(This post will contain spoilers for the latest chapter of Genshiken 2.)
I know, I know, we really hardly talk at all about anime/manga on this blog anymore. What can I say? I still do a lot of it, probably more of it than I ever did, really... but these days I get paid for that work. Not a lot, mind, but it's not like there's anybody out there who's going to pay me for my mahjong and toku posts.
But I wanted to talk about something that's not out there legitimately yet, something really recent. Genshiken 2 is out from Kodansha Comics as we speak. You should definitely buy it. The dialogue is natural, and they didn't screw up with the otaku stuff like in the Del Rey version. No excuses.

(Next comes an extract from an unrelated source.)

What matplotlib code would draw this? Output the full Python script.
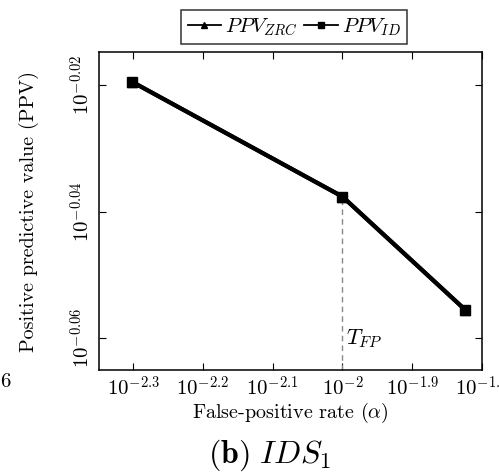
import numpy as np
import matplotlib
matplotlib.use("Agg")
import matplotlib.pyplot as plt
from matplotlib.ticker import FixedLocator, FixedFormatter, NullLocator
from matplotlib.lines import Line2D

plt.rcParams['font.family'] = 'serif'
plt.rcParams['font.serif'] = ['cmr10', 'DejaVu Serif']
plt.rcParams['mathtext.fontset'] = 'cm'
plt.rcParams['axes.formatter.use_mathtext'] = True

# data
alpha = [0.005, 0.01, 0.015]
ppv_zrc = [0.956, 0.917, 0.880]
ppv_id = [0.956, 0.917, 0.880]
x_exps = [-2.3, -2.2, -2.1, -2.0, -1.9, -1.8]
x_labels = ["$10^{-2.3}$", "$10^{-2.2}$", "$10^{-2.1}$", "$10^{-2}$", "$10^{-1.9}$", "$10^{-1.8}$"]
y_exps = [-0.02, -0.04, -0.06]
y_labels = ["$10^{-0.02}$", "$10^{-0.04}$", "$10^{-0.06}$"]
threshold = 0.01

fig = plt.figure(figsize=(4.99, 4.73), dpi=100)
ax = fig.add_axes([99/499, 1-370/473, (482-99)/499, (370-52)/473])
ax.set_xscale('log')
ax.set_yscale('log')

ax.plot(alpha, ppv_zrc, color='black', lw=3.0, marker='^', ms=7, zorder=3)
ax.plot(alpha, ppv_id, color='black', lw=3.0, marker='s', ms=7.5, zorder=4)

ax.set_xlim(10**-2.349, 10**-1.8)
ax.set_ylim(10**-0.065, 10**-0.0148)

ax.vlines(threshold, 10**-0.065, ppv_id[1], colors='#888888', linestyles=(0, (4, 3)), lw=1.0, zorder=2)
ax.text(threshold*1.012, 10**-0.0601, '$T_{FP}$', fontsize=16, ha='left', va='center')

ax.xaxis.set_major_locator(FixedLocator([10**e for e in x_exps]))
ax.xaxis.set_major_formatter(FixedFormatter(x_labels))
ax.xaxis.set_minor_locator(NullLocator())
ax.yaxis.set_major_locator(FixedLocator([10**e for e in y_exps]))
ax.yaxis.set_major_formatter(FixedFormatter(y_labels))
ax.yaxis.set_minor_locator(NullLocator())
ax.tick_params(which='major', direction='in', top=True, right=True, length=5, width=0.8,
               labelsize=15, pad=4)
for lab in ax.get_yticklabels():
    lab.set_rotation(90)
    lab.set_va('center')
for s in ax.spines.values():
    s.set_linewidth(1.1)

ax.set_xlabel(r'False-positive rate ($\alpha$)', fontsize=14.5)
ax.xaxis.set_label_coords(0.5, (370-413)/318)
ax.xaxis.label.set_va('center')
ax.set_ylabel('Positive predictive value (PPV)', fontsize=14.5)
ax.yaxis.set_label_coords((29-99)/383, 0.5)
ax.yaxis.label.set_va('center')

handles = [Line2D([], [], color='black', lw=1.3, marker='^', ms=5),
           Line2D([], [], color='black', lw=1.3, marker='s', ms=5)]
leg = ax.legend(handles, ['$PPV_{ZRC}$', '$PPV_{ID}$'], loc='lower center',
                bbox_to_anchor=(0.51, 1.025), ncol=2, frameon=True,
                fancybox=False, edgecolor='black', fontsize=15, handlelength=1.6,
                columnspacing=0.3, handletextpad=0.2, borderpad=0.3, borderaxespad=0)
leg.get_frame().set_linewidth(1.1)

fig.text(0.54, 1-455/473, r'$\mathbf{(b)}\ IDS_1$', fontsize=23, ha='center', va='center')
fig.text(0/499, 1-382/473, '6', fontsize=15, ha='left', va='center')

fig.savefig('out.png', dpi=100)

Now that said, I can't bear to wait a second to find out what's going on in my otaku soap opera-- and make no mistake, Genshiken is now and has been a very low-key otapera-- so I look up the latest chapters the very moment they're translated. Not gonna lie.
So what's up this month? A pivotal event, really. The biggest hanging plot thread of the first series-- the supernaturally pathetic uber-otaku Madarame's lingering crush on the fashionable, fiesty, not-otaku, not-moe Saki Kusakabe-- has finally been dealt with.
Genshiken is basically a new series now: aside from Madarame, the previous members are rarely seen because they've moved on to new lives. Most of the Genshiken guys turned their passions into their careers. Madarame's working, he's certainly more mature, but his general condition is another matter. Though he's changed, he's a guy who really can't leave the Genshiken behind. Obviously a lot of that has to do with his feelings for Saki. He's suffering in limbo because he can't bear to put himself out there, to do something that's going to hurt.
The confession had to be forced, of course: Madarame had to be tricked into a room where Saki waited, and then she had to drop obvious "let's please get this out of the way" hints one after the other. Ultimately, Madarame was just barely figure out that the gang was trying to get him to say what everybody knew he had to say... and he still didn't really have it in him to say it. The confession itself was a punchline. But, despite that, the air was cleared between these characters. Madarame confessed, and was rejected, and everybody involved can now move on with their lives.
I love how they handled this. I wouldn't be making a post about this if I wasn't really happy with the resolution: I mean, you can read Carl's blog for your Genshiken sum-ups. I like both of these characters a lot, though, and I'm happy with the ending this part of the story got.
The interesting thing about their relationship at this point is that, yeah, this scene is a rejection, but it's a rejection between close friends. There is a lot of warmth and affection that displays how complicated these characters are and how far they've come. (Though it was on hiatus for years, Genshiken started running ten years ago!)
Saki gives the first impression that she's just mean. She wouldn't be caught dead in this social circle, she's only there on account of her boyfriend, et cetera. But it becomes clear very early in the comic that she enjoys the company of the group and she legitimately cares about them. She still can't be caught dead with them, but she's fond of this circle of friends.
And Saki and everybody around her knows that Madarame is the sort to be hung up on this shit forever. Really, for a thousand years at least. She wants to avoid hurting this guy... but nothing's going to happen between them. Definitely. But that doesn't mean she hates Madarame. And that kind of situation-- certainly you've seen it yourself at some point-- takes a toll on the crusher and the one crushed upon, you know? As much as you can read Madarame's feelings on his beet-red face, you see Saki anxious, expectant. At the end Saki gets sniffly because she's so relieved that she didn't traumatize this guy with her rejection. People complaining about the "friend zone" is horse shit. It's not like that. Anyway!
(Even Kohsaka, Saki's boyfriend, is on the same wavelength about this: Kohsaka says, knowing Saki and Madarame are having this conversation, "I love Madarame too." This is probably the only profound character moment Kohsaka has ever gotten.)
So we see these two characters in a room-- as they were many years ago-- very awkwardly and gently try and establish this. I was touched. I'd really like to see this section animated, just because I want to hear Hiyama play this scene.
If you wanted to see the Saki and Madarame thing go the other way, the author was curious as well. Read Shimoku's Spotted Flower, in which he casts two characters who are very clearly the same people as Saki and Madarame as a newlywed couple in a few short stories. "There might have been a future like that."